ERISA-Fourth Circuit Holds That ERISA Does Not Preempt A State Court Order Requiring A Plan’s Named Beneficiary To Turn Over Death Benefits To The Estate Of The Deceased Participant

In Andochick v. Byrd, No. 12-1728 (4th Cir. 2013), the plaintiff, Scott Andochick (“Andochick”), brought this suit seeking a declaratory judgment that ERISA preempted a state court order requiring him to turn over, to the administrators of the estate of the deceased Erika Byrd (“Erika”), benefits which were to be paid with respect to Erika under ERISA retirement and life insurance plans. The district court had dismissed the preemption claim, and Andochick appealed.

In this case, in February 2005, Andochick and Erika had married. During the marriage, Erika worked as an attorney at Venable, LLP, where she participated in the Venable Retirement (“401(k)”) Plan and the Venable Life Insurance Plan (the “Plans”). The Plans are subject to ERISA. Erika executed beneficiary designations for the Plans, naming Andochick as her primary beneficiary. In July 2006, Andochick and Erika separated and entered into a marital settlement agreement. In the agreement, Andockick waived his rights to survivor benefits under the Plans, and agreed to execute any documents required to carry out the provisions of the agreement. In December 2008, Andochick and Erika divorced, and the judgment of divorce incorporated their marital settlement agreement.

When Erika died in April 2011, her parents, Ronald and June Byrd (the “Byrds”), qualified as administrators of her estate. At the time of her death, Erika had failed to name a new beneficiary under the Plans. Accordingly, the plan administrators of the Plans determined that the survivor benefits under the Plans should be paid to Andochick, the named beneficiary. The Byrds filed suit in state court to have Andochik’s waiver of survivor benefits enforced, and to have him pay the benefits-when paid to him from the Plans- to the estate. The state court granted the Byrds the relief they sought, and this suit ensued.

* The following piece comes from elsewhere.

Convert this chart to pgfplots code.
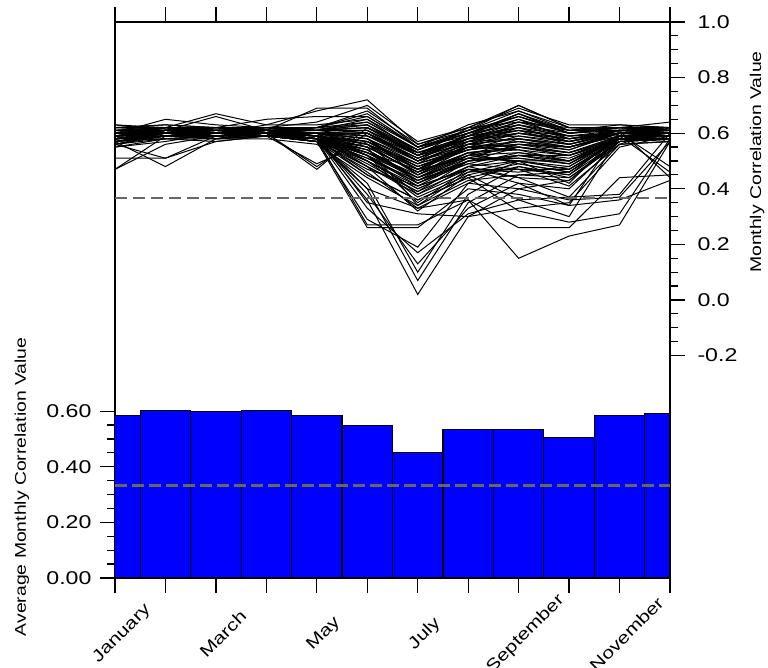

In analyzing the case, the Fourth Circuit Court of Appeals (the “Court”) noted that ERISA obligates a plan administrator to pay plan proceeds to the named beneficiary, here Andochick. The Court said that the only question being raised is whether ERISA prohibits a state court from ordering Andochick, who had previously waived his right to those benefits, to relinquish those proceeds-once received- to the administrators of Erika’s estate. It further said that the Supreme Court, in Kennedy v. Plan Administrator for DuPont Savings & Investment Plan, held that an ERISA plan administrator must distribute benefits to the beneficiary named in the plan, regardless of any state-law waiver purporting to divest that beneficiary of his right to the benefits. But Kennedy had explicitly left open the question-raised here- of whether, once the benefits are distributed by the administrator, the decedent’s estate can enforce a waiver against the plan beneficiary.

The Court then ruled that ERISA and the Kennedy decision do not cause ERISA to preempt post-distribution suits against ERISA beneficiaries (that is, individuals named as beneficiaries under a plan). As such, the Court affirmed the district court’s decision that ERISA does not preempt the state court’s order for Andochick to pay over to Erika’s estate the benefits he will receive from the Plans as the named beneficiary.